# Convenient Morality



## Riccin (Aug 20, 2009)

So on the way to my job interview this morning, i noticed the check engine light came on in my car.

I had my mom drop me off at school after my interview (felt like i was 16 again!) so she could bring it in while i was in school. 

turns out something really bad is cracked. One guy said it was the engine block, and the other guy said that it was something else. It's still usebale for now, but it will get worse. 

The irony is that i have been driving my moms car around a lot because my car has more trunk space. 

My mother and I fight a lot about this, because when she backs out of the driveway, she pulls out to quickly, and the front of the car smacks onto the pavement. She does this very frequently. I think this is probably what caused the crack. 

I am being told to sell my car, and now i am facing a really big moral dilemma. My family tells me to just sell the car, and not tell anyone its broken, but i feel really horrible about that. I just cant justify lying about something that will cost someone thousands of dollars. It just seems like a really large amount of money to to be dishonest about. 

People always talk about how important it is to be a good person and do the right thing, but then when its inconvenient they throw that all away.
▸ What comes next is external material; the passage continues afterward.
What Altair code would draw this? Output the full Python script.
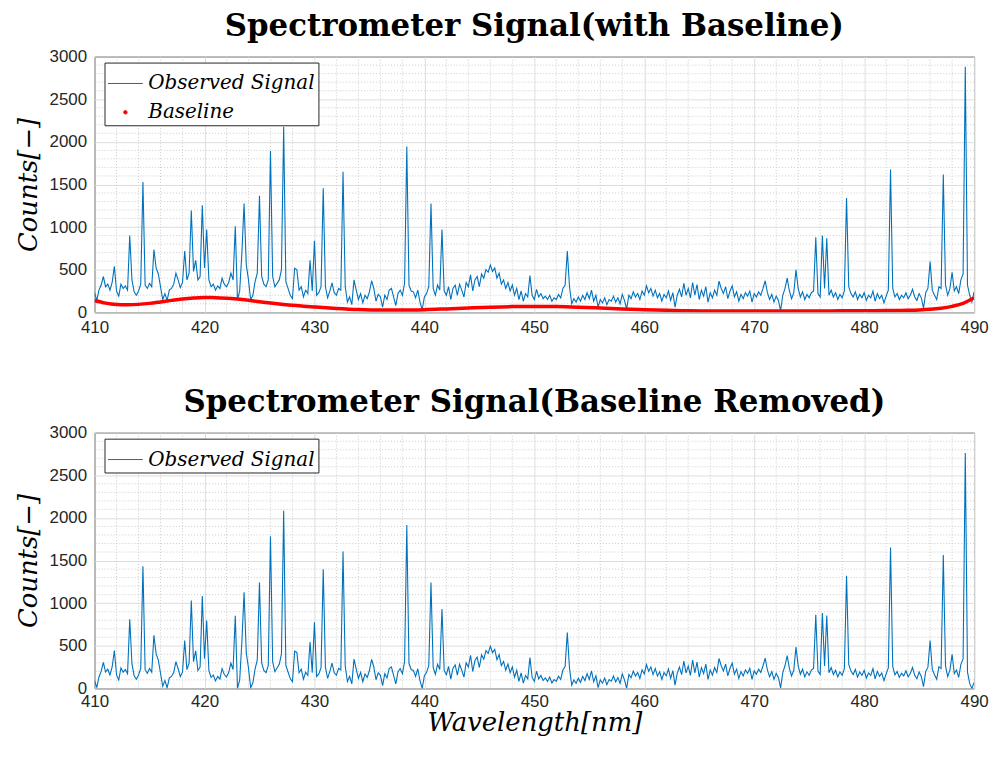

I tried to talk with my mom about it, and what i realized was she didn't want to pay me for damaging my car and although she didn't directly say this, she feels less guilty if i get the cars value when i sell it.

Blah. I am so confused. I really need to get a new car, but i just cant justify lying to anyone about something this important. I know everyone does it, but that doesn't make it right.


----------



## snail (Oct 13, 2008)

Do what you know is right even if your mother doesn't offer proper moral guidance.


----------



## InvisibleJim (Jun 30, 2009)

Usually, if you had the cash you would trade it in, but it depends; do you feel safe driving the car? If you don't its probably not worth selling it on to someone else.


----------



## Riccin (Aug 20, 2009)

its not really about the cost. I could get a newer car, but i dont WANT to go threw a dealership and have to deal with payments. 
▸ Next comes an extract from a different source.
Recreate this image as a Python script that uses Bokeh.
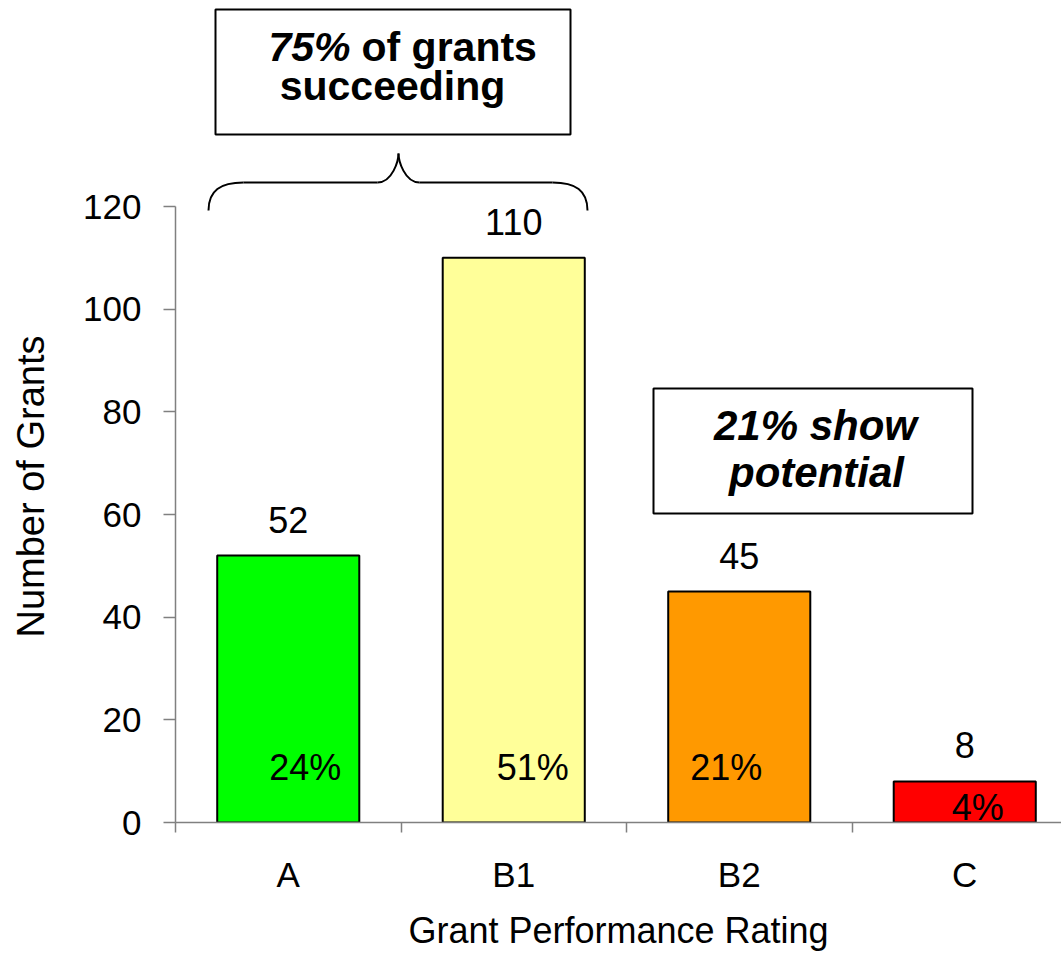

Without the problem my car is worth around 7k which is perfectly fine for getting another decent car.


----------



## InvisibleJim (Jun 30, 2009)

The trade in allows you to get the value back and you know they cant pass it off to someone else without it being rectified; I feel this would remove the moral qualm of having to sell it directly if you feel it isn't safe.


----------



## Riccin (Aug 20, 2009)

yeah your right. I will totally consider that. 

<3 Leet INTJ problem solving skills


----------